> SHORT PROBLEM
Your task is to retype, word for word, the lines from the start of the data through the line holding "import seaborn as sns". Do not include the pictures.

> DATA EXCERPT

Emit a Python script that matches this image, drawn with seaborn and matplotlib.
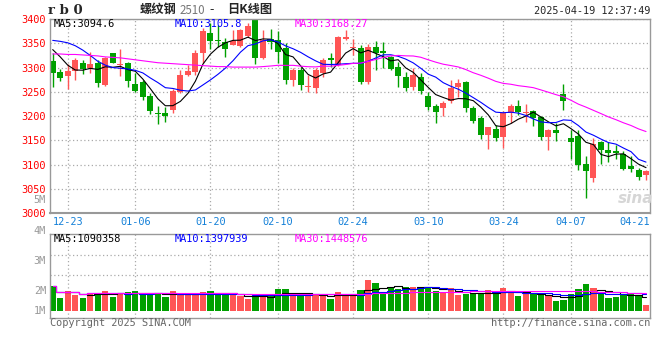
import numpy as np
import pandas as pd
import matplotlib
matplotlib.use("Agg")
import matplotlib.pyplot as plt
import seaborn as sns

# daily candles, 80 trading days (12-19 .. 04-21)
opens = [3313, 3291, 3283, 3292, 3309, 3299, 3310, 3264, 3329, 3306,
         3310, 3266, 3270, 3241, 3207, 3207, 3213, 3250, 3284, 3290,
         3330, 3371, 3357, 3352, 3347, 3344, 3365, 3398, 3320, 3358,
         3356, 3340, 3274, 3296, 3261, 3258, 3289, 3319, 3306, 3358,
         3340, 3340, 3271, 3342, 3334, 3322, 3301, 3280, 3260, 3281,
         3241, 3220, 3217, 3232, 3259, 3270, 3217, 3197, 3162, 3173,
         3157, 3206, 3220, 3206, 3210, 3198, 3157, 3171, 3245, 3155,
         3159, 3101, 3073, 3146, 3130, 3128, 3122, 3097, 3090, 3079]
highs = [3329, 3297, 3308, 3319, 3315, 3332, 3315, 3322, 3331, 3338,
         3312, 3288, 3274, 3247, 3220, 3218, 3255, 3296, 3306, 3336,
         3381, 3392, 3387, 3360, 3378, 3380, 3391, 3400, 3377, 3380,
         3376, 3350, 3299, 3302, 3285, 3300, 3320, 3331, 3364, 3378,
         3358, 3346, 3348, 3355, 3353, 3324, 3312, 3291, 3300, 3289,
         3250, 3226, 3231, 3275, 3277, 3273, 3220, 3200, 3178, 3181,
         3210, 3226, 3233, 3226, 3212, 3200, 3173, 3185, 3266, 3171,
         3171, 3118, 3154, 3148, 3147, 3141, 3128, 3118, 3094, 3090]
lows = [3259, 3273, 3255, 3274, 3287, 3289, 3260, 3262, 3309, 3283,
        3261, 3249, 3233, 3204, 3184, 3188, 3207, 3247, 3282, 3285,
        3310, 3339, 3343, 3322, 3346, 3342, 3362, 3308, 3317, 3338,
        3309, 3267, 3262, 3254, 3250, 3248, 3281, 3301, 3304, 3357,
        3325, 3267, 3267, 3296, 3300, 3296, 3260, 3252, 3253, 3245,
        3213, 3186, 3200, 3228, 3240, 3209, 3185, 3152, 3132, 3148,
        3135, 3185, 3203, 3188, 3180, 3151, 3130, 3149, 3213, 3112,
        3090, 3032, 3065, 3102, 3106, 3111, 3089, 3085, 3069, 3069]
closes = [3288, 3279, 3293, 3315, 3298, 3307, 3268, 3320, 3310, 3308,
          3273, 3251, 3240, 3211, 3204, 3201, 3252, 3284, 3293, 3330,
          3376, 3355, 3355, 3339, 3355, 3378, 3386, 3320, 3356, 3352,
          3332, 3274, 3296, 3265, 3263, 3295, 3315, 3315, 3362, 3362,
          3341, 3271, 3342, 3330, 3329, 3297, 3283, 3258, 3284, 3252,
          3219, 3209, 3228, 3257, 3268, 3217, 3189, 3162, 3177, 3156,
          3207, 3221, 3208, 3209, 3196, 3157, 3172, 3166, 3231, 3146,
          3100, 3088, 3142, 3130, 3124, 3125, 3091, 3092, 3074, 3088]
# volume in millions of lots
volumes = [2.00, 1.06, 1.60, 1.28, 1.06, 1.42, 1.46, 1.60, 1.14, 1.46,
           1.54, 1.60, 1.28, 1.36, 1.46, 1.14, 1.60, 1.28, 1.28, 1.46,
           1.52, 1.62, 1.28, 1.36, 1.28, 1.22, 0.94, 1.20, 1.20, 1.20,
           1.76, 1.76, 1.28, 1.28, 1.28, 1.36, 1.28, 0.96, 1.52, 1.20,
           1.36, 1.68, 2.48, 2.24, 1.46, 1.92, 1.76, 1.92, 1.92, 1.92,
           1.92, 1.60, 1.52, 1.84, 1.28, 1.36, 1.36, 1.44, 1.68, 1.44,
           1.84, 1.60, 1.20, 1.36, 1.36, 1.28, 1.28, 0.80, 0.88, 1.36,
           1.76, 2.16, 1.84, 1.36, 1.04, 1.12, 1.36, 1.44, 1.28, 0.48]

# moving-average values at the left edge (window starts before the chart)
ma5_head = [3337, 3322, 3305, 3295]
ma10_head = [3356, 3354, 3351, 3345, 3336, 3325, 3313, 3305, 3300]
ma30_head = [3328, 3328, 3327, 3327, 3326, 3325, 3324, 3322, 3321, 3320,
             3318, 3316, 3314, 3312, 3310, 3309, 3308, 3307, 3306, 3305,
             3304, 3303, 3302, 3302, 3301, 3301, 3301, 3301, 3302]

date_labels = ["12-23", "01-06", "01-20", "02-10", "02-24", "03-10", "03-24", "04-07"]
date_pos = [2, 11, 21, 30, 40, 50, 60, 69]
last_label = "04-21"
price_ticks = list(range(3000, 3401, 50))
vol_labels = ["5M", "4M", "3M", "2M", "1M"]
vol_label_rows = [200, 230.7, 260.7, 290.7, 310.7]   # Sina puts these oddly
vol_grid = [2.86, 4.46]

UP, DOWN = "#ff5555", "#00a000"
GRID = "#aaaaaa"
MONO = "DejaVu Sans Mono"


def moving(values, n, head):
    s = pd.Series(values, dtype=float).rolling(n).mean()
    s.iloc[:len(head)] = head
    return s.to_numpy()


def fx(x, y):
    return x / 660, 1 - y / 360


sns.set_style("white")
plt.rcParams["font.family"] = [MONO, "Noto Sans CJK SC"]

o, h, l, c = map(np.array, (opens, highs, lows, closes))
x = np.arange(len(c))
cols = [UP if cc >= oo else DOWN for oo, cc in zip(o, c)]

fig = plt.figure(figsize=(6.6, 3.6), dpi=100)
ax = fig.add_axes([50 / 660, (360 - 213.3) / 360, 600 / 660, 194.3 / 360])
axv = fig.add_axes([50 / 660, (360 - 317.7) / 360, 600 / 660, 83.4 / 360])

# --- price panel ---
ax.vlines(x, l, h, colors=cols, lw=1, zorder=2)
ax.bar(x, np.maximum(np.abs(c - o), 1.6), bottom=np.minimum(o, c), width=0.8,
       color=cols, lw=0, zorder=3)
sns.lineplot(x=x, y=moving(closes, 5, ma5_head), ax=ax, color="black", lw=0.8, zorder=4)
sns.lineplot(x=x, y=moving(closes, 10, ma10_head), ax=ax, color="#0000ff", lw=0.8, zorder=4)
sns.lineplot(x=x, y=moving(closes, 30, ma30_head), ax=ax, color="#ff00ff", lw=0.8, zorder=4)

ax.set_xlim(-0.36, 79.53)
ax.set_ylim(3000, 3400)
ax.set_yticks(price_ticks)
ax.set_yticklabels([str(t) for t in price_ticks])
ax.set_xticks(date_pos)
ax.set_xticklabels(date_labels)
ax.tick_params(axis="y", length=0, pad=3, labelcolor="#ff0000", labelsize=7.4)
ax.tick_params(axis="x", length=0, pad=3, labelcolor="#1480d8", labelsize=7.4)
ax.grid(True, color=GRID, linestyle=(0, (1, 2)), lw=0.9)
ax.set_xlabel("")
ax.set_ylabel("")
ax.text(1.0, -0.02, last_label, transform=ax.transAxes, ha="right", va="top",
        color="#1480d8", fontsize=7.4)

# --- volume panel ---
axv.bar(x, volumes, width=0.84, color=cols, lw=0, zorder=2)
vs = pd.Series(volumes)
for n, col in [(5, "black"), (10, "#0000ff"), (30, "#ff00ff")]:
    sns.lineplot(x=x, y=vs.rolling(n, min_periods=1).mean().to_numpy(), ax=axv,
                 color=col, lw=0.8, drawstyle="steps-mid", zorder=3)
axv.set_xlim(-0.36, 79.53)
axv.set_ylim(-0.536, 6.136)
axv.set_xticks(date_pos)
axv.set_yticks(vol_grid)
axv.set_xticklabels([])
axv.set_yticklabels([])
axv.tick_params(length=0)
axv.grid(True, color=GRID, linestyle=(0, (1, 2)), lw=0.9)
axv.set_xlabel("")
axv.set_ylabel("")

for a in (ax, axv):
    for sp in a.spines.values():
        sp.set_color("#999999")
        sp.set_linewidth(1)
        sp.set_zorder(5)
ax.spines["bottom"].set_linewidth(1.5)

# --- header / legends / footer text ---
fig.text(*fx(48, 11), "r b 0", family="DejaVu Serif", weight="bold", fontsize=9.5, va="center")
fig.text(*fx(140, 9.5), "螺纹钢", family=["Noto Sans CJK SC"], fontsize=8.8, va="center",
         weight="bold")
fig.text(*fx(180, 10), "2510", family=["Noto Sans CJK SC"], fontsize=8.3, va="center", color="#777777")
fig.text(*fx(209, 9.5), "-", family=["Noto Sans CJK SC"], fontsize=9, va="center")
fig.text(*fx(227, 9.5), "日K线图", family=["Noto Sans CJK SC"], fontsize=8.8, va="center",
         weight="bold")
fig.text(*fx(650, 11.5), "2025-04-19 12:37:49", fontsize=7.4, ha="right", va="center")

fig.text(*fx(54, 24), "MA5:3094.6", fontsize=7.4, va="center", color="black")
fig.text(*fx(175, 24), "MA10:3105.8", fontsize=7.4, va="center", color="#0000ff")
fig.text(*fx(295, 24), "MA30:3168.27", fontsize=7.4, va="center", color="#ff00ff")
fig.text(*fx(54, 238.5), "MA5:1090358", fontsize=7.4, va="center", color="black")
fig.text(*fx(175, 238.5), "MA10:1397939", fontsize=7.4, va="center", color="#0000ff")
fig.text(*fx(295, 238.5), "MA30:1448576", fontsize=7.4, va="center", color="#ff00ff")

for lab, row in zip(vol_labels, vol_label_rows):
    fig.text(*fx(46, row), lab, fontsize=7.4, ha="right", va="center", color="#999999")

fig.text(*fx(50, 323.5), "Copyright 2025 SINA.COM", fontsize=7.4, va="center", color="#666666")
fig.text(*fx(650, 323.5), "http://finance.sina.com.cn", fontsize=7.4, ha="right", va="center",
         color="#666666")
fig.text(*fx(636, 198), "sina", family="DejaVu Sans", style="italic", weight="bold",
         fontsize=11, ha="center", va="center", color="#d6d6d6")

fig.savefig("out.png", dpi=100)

> REPLY
Emit a Python script that matches this image, drawn with seaborn and matplotlib.
import numpy as np
import pandas as pd
import matplotlib
matplotlib.use("Agg")
import matplotlib.pyplot as plt
import seaborn as sns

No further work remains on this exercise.